ABITANTI: 1080 ca. (850 ca. per la parte Golesana)

Combattuta la disputa sull’etimologia del nome “Vicomero”. Una versione appoggia la tesi che derivi da “Borgo di Maria” (“Vigodemerius”, in seguito “Vicomariano”) proprio perchè la chiesa del paese era dedicata alla purificazione della Vergine. Un’altra versione, meno religiosa, sostiene che significhi “Villaggio di Mero” richiamando un comune nome germanico “Mer” per l’epoca, dopo la conquista longobarda. Marchesato della famiglia Cusani nel ‘600 (stemma familiare Verde e Oro qui sopra) e contea della famiglia Galantino dalla metà del ‘700 (stemma familiare rosso e bianco sempre qui sopra). Proprio i Galantino, diedero il nome alla Villa Galantina (già dei Cusani) che si può ammirare dalla Strada Provinciale ancora oggi.

Vicomero, oggi suddiviso tra il Comune di Parma e quello di Torrile, ha conosciuto negli anni un discreto aumento demografico, accentuato ultimamente dai nuovi insediamenti in prossimità della Chiesa. In prevalenza territorio agricolo, ha tuttavia, soprattutto lungo la Provinciale, incrementato le proprie attività commerciali.

Il Cornazzano (al Cornassàn)

Entro i confini della frazione di Vicomero (comunque al crocevia con le frazioni di Cervara e Viarolo), è situata la zona del Cornazzano (qui sopra lo stemma) in cui si erge da sei secoli il Torrione del Castellazzo, anch’esso proprietà dei Valeri (foto sotto).

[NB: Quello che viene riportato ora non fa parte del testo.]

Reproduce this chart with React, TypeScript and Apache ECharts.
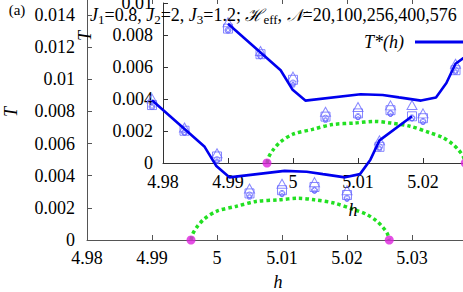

Qui si celebra ogni anno a fine luglio per cinque giorni la storica fiera agricola, che si avvia al primo secolo di vita nell’era moderna. Questo perché, in realtà, si ha notizia fin dal Medioevo, di una manifestazione similare. Nata nel 1922 da un’idea delle famiglie Ravasini, Dieci e Bocchi, la fiera divenne sempre più importante, e da semplice folklore, si trasformò in un’autentica esposizione per metodi e prodotti agricoli, visitata ogni anno da migliaia di persone e talvolta anche da qualche ministro dell’agricoltura. Gare di aratura, gimkana di trattori, corsa podistica, giochi per i ragazzi, giostre e balera scandiscono i momenti dei tanti visitatori di tutte le età. Immancabile la distesa di tavole, atte a ospitare chi vuole gustare le prelibatezze della fiera (tradizionalmente i Tortelli d’erbetta e l’anatra al forno, ma anche tanto altro).